I always call it The Rule Of Replacing ‘Ands’ With Either ‘Buts’ Or ‘Therefores’.
So it’s always like, This happens AND this happens, AND then this happens...
When I can go back and write it and change that to, This happens, THEREFORE this happens, BUT this happens — whenever you can replace your ‘ands’ with ‘buts’ or ‘therefores’ — it makes for better writing.”
This quote alone is worth the 40 minutes and 21 seconds you’ll spend watching the doc. But there’s more…
On avoiding burnout:
“Sometimes, to get my brain working in a different way, I’d sit there and put LEGOs together. Because you’ve got an instruction book and you just sit there and you do exactly what something else tells you to do — instead of you having to tell somebody what to do.
And that’s just therapeutic.”
Plus, playing with LEGOs is an analog activity, which is good if you’re constantly working through a screen, on a laptop or a phone.
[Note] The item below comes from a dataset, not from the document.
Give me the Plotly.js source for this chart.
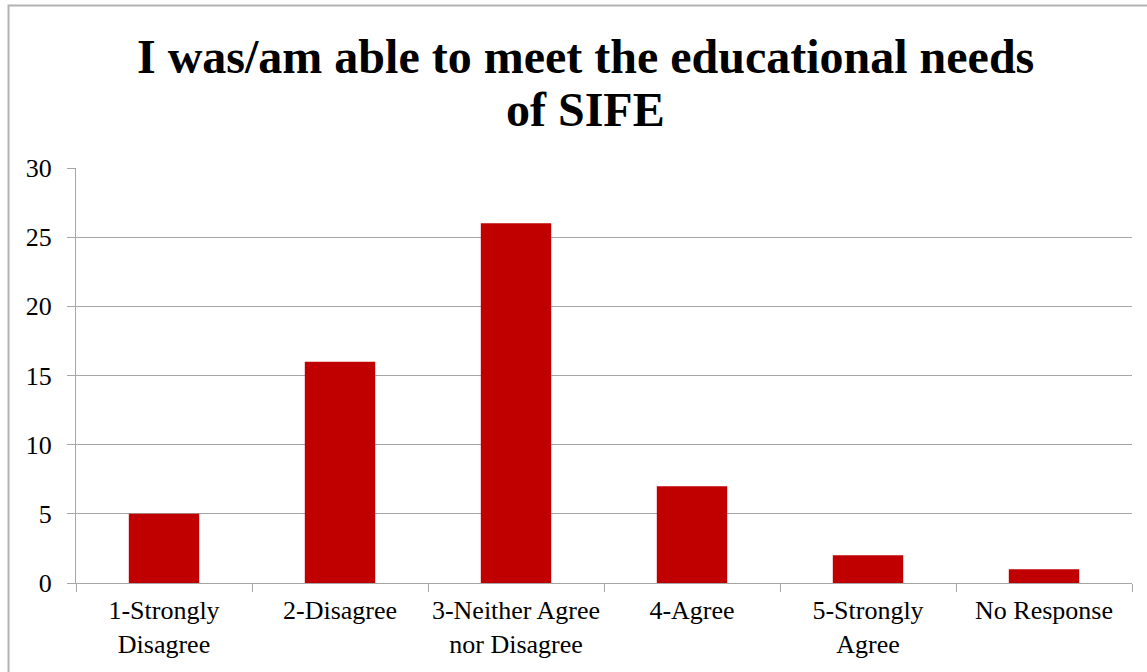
<!DOCTYPE html>
<html>
<head>
<meta charset="utf-8">
<script src="https://cdn.plot.ly/plotly-3.0.1.min.js"></script>
<style>
  html, body { margin: 0; padding: 0; background: #ffffff; }
  #chart { width: 1147px; height: 672px; }
</style>
</head>
<body>
<div id="chart"></div>
<script>
// Survey responses: "I was/am able to meet the educational needs of SIFE"
const categories = [
  "1-Strongly<br>Disagree",
  "2-Disagree",
  "3-Neither Agree<br>nor Disagree",
  "4-Agree",
  "5-Strongly<br>Agree",
  "No Response"
];
const counts = [5, 16, 26, 7, 2, 1];
const yTicks = [0, 5, 10, 15, 20, 25, 30];
const titleLines = ["I was/am able to meet the educational needs", "of SIFE"];

const W = 1147, H = 672;
const margin = { l: 76, r: 15, t: 168, b: 89 };
const plotW = W - margin.l - margin.r;
const plotH = H - margin.t - margin.b;
// convert pixel positions on the page into paper fractions
const px = x => (x - margin.l) / plotW;
const py = y => 1 - (y - margin.t) / plotH;

const serif = "'Liberation Serif', 'Times New Roman', serif";
const gridGray = "#a6a6a6";

const data = [{
  type: "bar",
  x: categories,
  y: counts,
  marker: { color: "#c00000" },
  hoverinfo: "x+y"
}];

// two-line bold title, each line placed on its own
const titleAnnotations = titleLines.map((line, i) => ({
  text: "<b>" + line + "</b>",
  xref: "paper",
  yref: "paper",
  x: px(585),
  y: py(57 + i * 53),
  xanchor: "center",
  yanchor: "middle",
  showarrow: false,
  font: { family: serif, size: 48, color: "#000000" }
}));

const layout = {
  width: W,
  height: H,
  margin: margin,
  paper_bgcolor: "#ffffff",
  plot_bgcolor: "#ffffff",
  showlegend: false,
  bargap: 0.6,
  font: { family: serif, size: 26, color: "#000000" },
  xaxis: {
    type: "category",
    showgrid: false,
    showline: true,
    linecolor: gridGray,
    linewidth: 1,
    ticks: "outside",
    tickson: "boundaries",
    ticklen: 8,
    tickcolor: gridGray,
    tickangle: 0,
    ticklabelstandoff: 4,
    tickfont: { family: serif, size: 26, color: "#000000" },
    fixedrange: true
  },
  yaxis: {
    range: [0, 30],
    tickvals: yTicks,
    showgrid: true,
    gridcolor: gridGray,
    gridwidth: 1,
    zeroline: false,
    showline: true,
    linecolor: gridGray,
    linewidth: 1,
    ticks: "outside",
    ticklen: 8,
    tickcolor: gridGray,
    ticklabelstandoff: 10,
    tickfont: { family: serif, size: 26, color: "#000000" },
    fixedrange: true
  },
  annotations: titleAnnotations,
  shapes: [{
    type: "rect",
    xref: "paper",
    yref: "paper",
    x0: px(8.5),
    x1: px(1160),
    y0: py(5.5),
    y1: py(690),
    line: { color: "#b3b3b3", width: 2 },
    fillcolor: "rgba(0,0,0,0)",
    layer: "below"
  }]
};

Plotly.newPlot("chart", data, layout, { displayModeBar: false, staticPlot: true });
</script>
</body>
</html>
It balances you out somehow.
On doubting yourself:
“Every Tuesday, [Matt] has to talk me off a cliff. Every show, I’m like, This is a horrible show and I don’t want anyone to see it.
There was one episode we did, the first show of the season. And I’m like, I’ve lost it… I don’t know how to do this anymore… I just went home and I was depressed and I couldn’t sleep. But I got here the next day and people were like, Hey people really liked that show. It was the World of Warcraft episode.
And it’s still, to this day, one of our most famous episodes that people cite as one of the best of all time — and I literally wanted to kill myself with that episode. It’s crazy.”
The moral? Step away from your draft. Staring at it for too long will cloud your judgment.